To be done:
Will you repeat only the lines beginning at the one that mentions "What TikZ code" and ending at the one that mentions "(0,0) rectangle (810,399);", both of them included, exactly?

Extracted information:

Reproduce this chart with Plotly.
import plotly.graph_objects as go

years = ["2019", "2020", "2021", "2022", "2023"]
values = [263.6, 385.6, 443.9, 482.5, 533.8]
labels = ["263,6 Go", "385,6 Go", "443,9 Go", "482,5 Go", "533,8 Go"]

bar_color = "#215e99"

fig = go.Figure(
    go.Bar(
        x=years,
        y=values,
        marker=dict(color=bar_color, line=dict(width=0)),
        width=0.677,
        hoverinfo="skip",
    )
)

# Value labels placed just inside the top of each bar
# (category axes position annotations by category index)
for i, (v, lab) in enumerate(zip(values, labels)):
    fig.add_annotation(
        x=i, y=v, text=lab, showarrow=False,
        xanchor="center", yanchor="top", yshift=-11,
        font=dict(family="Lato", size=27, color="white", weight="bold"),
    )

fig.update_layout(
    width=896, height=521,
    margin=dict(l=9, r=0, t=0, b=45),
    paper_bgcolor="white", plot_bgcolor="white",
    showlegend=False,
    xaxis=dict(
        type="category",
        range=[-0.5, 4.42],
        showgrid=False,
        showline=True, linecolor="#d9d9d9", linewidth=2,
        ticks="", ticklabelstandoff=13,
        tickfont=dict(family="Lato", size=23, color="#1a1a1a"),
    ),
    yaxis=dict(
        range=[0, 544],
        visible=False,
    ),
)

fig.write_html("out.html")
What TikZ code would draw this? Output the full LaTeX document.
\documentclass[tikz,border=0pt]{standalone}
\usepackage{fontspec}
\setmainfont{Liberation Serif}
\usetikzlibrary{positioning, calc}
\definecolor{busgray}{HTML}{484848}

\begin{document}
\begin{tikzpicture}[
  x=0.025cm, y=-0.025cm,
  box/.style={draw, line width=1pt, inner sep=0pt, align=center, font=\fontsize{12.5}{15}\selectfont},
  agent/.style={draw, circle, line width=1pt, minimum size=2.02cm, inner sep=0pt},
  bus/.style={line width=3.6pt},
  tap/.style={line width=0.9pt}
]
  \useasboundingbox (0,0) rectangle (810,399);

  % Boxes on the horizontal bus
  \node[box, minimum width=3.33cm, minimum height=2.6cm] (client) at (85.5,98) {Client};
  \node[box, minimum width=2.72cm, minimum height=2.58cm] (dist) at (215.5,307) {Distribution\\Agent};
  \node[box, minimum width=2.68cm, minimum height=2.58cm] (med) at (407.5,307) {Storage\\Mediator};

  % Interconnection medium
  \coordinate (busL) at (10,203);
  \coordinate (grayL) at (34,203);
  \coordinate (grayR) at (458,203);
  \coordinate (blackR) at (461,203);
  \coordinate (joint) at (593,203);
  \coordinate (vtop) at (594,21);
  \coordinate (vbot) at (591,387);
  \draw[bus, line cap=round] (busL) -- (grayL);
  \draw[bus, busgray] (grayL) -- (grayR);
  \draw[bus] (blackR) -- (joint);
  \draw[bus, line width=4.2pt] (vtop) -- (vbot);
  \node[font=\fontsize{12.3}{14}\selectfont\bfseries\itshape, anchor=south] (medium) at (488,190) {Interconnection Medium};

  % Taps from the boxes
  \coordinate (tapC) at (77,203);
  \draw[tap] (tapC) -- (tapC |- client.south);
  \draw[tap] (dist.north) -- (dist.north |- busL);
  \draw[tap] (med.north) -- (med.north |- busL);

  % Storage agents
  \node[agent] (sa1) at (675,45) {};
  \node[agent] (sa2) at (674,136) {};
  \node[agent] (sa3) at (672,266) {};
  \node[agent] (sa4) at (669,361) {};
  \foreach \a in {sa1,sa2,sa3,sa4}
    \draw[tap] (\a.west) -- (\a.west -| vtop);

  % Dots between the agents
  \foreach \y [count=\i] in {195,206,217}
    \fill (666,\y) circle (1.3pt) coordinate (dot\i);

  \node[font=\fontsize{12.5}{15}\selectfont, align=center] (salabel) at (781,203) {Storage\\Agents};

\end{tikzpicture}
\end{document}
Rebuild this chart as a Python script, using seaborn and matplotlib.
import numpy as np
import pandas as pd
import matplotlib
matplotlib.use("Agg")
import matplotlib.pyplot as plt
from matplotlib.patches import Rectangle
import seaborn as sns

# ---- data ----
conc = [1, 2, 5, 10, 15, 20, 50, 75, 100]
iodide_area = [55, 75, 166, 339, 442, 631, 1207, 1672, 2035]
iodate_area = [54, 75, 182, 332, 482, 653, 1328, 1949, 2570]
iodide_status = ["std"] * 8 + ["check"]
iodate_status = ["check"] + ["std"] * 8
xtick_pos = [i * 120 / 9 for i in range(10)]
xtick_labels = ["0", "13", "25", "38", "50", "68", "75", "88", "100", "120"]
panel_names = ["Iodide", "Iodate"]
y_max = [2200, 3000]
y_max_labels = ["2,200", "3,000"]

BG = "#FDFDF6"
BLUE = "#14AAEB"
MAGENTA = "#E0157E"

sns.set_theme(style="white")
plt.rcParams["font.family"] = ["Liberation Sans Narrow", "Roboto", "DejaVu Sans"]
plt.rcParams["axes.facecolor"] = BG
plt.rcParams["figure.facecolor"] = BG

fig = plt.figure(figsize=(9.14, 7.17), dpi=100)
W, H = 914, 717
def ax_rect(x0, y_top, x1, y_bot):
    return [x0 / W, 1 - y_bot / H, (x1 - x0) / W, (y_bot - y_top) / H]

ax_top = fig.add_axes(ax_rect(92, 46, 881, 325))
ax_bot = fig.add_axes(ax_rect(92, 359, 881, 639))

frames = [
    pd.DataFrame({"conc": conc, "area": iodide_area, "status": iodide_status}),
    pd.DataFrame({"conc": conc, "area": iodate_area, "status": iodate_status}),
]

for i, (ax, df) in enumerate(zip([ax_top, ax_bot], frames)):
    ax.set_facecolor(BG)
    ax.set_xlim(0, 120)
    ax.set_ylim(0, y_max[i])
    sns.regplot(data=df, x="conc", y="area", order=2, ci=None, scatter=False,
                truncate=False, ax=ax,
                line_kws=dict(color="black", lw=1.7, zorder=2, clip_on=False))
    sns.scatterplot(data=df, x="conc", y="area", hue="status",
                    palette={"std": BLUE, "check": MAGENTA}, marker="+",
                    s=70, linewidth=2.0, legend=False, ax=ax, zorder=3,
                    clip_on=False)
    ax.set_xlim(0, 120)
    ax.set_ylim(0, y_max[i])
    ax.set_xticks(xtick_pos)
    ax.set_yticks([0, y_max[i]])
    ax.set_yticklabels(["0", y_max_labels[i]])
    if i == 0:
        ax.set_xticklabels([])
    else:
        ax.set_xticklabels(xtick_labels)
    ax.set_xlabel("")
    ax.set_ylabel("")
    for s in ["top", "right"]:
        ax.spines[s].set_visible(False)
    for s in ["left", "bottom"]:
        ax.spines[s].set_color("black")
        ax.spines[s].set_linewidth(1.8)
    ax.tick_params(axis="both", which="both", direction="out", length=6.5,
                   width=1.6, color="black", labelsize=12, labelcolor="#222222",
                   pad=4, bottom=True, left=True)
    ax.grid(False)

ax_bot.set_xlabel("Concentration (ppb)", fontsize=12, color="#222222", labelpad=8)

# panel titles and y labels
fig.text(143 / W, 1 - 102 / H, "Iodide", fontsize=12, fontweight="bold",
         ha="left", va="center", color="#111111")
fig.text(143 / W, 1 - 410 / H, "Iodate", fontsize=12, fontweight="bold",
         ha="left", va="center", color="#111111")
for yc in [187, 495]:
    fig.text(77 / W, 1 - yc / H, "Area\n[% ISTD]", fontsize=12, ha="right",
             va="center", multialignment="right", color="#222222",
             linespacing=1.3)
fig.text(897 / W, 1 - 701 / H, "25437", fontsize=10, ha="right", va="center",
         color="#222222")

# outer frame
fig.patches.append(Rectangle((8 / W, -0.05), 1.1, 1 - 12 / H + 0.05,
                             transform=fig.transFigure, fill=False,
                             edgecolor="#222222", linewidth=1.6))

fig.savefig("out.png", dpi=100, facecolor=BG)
* * *
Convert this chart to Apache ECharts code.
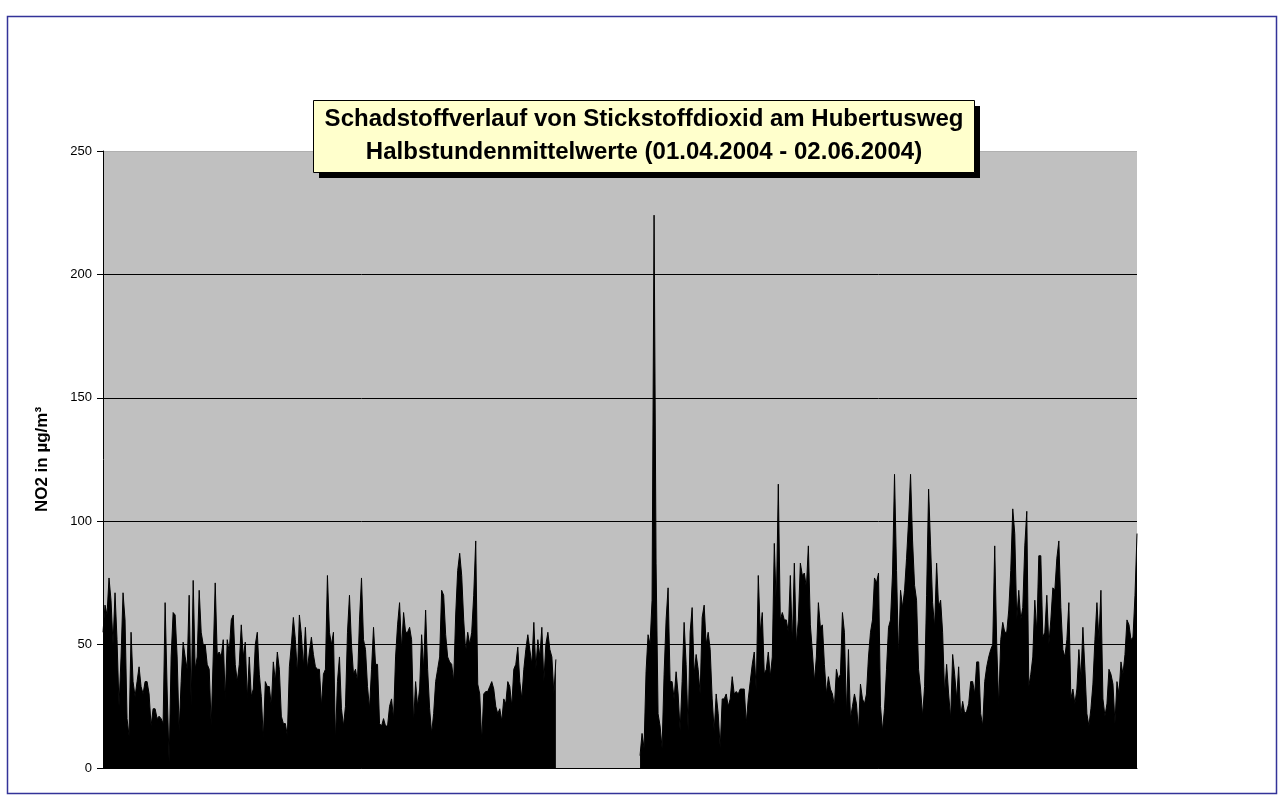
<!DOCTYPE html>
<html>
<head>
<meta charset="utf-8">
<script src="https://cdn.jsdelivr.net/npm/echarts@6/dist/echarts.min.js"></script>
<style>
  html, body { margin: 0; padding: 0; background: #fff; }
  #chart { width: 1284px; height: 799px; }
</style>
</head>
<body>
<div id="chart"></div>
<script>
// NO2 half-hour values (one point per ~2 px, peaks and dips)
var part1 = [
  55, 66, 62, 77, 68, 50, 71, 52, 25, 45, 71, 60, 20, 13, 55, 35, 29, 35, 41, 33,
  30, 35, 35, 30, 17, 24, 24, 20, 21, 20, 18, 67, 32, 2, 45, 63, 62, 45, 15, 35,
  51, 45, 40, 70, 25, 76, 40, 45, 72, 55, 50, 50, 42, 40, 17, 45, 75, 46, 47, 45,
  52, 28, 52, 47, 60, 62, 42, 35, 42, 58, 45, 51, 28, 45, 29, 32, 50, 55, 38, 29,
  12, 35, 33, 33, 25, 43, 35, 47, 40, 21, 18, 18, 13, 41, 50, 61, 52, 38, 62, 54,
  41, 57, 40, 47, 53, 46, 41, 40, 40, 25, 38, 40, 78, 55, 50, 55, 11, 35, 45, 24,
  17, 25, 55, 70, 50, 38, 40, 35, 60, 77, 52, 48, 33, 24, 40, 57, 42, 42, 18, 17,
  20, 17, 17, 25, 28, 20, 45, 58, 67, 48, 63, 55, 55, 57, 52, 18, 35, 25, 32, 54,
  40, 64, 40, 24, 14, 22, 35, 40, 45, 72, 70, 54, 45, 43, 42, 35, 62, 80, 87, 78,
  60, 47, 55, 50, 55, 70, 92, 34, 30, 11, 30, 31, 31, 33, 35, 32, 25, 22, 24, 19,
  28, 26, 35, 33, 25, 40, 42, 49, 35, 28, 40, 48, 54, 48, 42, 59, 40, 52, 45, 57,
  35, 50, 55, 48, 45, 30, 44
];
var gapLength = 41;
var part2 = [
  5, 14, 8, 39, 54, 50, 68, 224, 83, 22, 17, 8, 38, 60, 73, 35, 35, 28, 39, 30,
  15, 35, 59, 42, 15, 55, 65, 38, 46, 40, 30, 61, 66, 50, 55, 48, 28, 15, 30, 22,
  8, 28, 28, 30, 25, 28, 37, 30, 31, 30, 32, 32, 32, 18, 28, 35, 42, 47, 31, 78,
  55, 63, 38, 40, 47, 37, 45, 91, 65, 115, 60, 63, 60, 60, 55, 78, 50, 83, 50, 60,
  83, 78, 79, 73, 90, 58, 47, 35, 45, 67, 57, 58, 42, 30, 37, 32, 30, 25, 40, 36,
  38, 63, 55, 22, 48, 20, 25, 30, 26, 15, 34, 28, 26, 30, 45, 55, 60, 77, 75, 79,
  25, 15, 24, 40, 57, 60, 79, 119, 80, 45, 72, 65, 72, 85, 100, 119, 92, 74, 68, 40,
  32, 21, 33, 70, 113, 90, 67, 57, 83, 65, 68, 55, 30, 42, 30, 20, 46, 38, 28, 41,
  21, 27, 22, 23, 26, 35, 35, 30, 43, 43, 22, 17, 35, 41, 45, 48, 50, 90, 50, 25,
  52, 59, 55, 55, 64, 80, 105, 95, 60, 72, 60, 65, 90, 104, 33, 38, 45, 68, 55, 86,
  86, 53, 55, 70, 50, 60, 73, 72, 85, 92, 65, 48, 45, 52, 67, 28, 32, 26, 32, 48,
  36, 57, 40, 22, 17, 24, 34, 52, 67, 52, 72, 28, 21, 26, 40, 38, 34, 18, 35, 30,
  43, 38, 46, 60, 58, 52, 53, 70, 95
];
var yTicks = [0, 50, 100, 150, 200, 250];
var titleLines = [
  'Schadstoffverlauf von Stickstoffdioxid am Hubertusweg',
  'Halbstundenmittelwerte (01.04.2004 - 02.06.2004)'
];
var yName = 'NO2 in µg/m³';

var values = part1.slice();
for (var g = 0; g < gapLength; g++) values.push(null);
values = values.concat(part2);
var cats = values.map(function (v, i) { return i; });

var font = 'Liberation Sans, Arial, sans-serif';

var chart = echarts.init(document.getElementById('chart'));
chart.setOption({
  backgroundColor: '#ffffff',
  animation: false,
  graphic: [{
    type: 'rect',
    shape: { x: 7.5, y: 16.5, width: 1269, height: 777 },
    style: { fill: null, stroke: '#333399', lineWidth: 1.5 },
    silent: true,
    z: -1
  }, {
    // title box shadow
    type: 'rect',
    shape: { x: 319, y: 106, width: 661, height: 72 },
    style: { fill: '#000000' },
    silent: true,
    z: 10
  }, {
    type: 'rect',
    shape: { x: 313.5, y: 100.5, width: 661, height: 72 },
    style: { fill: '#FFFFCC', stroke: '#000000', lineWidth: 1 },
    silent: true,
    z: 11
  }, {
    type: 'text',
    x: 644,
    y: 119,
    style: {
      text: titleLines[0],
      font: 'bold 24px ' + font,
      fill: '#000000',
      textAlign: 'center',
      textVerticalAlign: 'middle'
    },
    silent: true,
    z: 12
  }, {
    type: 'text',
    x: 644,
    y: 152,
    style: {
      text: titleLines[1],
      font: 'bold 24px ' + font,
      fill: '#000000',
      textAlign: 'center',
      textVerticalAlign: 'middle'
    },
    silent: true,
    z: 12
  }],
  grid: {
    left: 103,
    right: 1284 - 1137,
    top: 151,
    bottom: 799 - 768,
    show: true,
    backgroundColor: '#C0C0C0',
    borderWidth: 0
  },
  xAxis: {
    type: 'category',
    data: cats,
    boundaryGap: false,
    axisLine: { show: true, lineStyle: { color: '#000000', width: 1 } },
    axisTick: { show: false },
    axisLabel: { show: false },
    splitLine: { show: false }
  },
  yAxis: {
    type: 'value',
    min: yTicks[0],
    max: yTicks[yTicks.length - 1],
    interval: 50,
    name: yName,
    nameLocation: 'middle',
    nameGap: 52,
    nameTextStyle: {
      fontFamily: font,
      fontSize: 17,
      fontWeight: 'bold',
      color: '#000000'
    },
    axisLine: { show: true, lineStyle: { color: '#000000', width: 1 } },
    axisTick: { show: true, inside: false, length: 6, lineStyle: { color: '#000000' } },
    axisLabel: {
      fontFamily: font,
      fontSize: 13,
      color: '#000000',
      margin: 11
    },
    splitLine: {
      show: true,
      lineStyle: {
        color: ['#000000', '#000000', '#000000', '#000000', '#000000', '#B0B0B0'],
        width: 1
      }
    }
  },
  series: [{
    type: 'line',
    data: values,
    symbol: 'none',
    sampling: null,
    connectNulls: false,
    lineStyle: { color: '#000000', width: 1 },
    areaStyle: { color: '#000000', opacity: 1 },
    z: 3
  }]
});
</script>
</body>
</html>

Complete response:
What TikZ code would draw this? Output the full LaTeX document.
\documentclass[tikz,border=0pt]{standalone}
\usepackage{fontspec}
\setmainfont{Liberation Serif}
\usetikzlibrary{positioning, calc}
\definecolor{busgray}{HTML}{484848}

\begin{document}
\begin{tikzpicture}[
  x=0.025cm, y=-0.025cm,
  box/.style={draw, line width=1pt, inner sep=0pt, align=center, font=\fontsize{12.5}{15}\selectfont},
  agent/.style={draw, circle, line width=1pt, minimum size=2.02cm, inner sep=0pt},
  bus/.style={line width=3.6pt},
  tap/.style={line width=0.9pt}
]
  \useasboundingbox (0,0) rectangle (810,399);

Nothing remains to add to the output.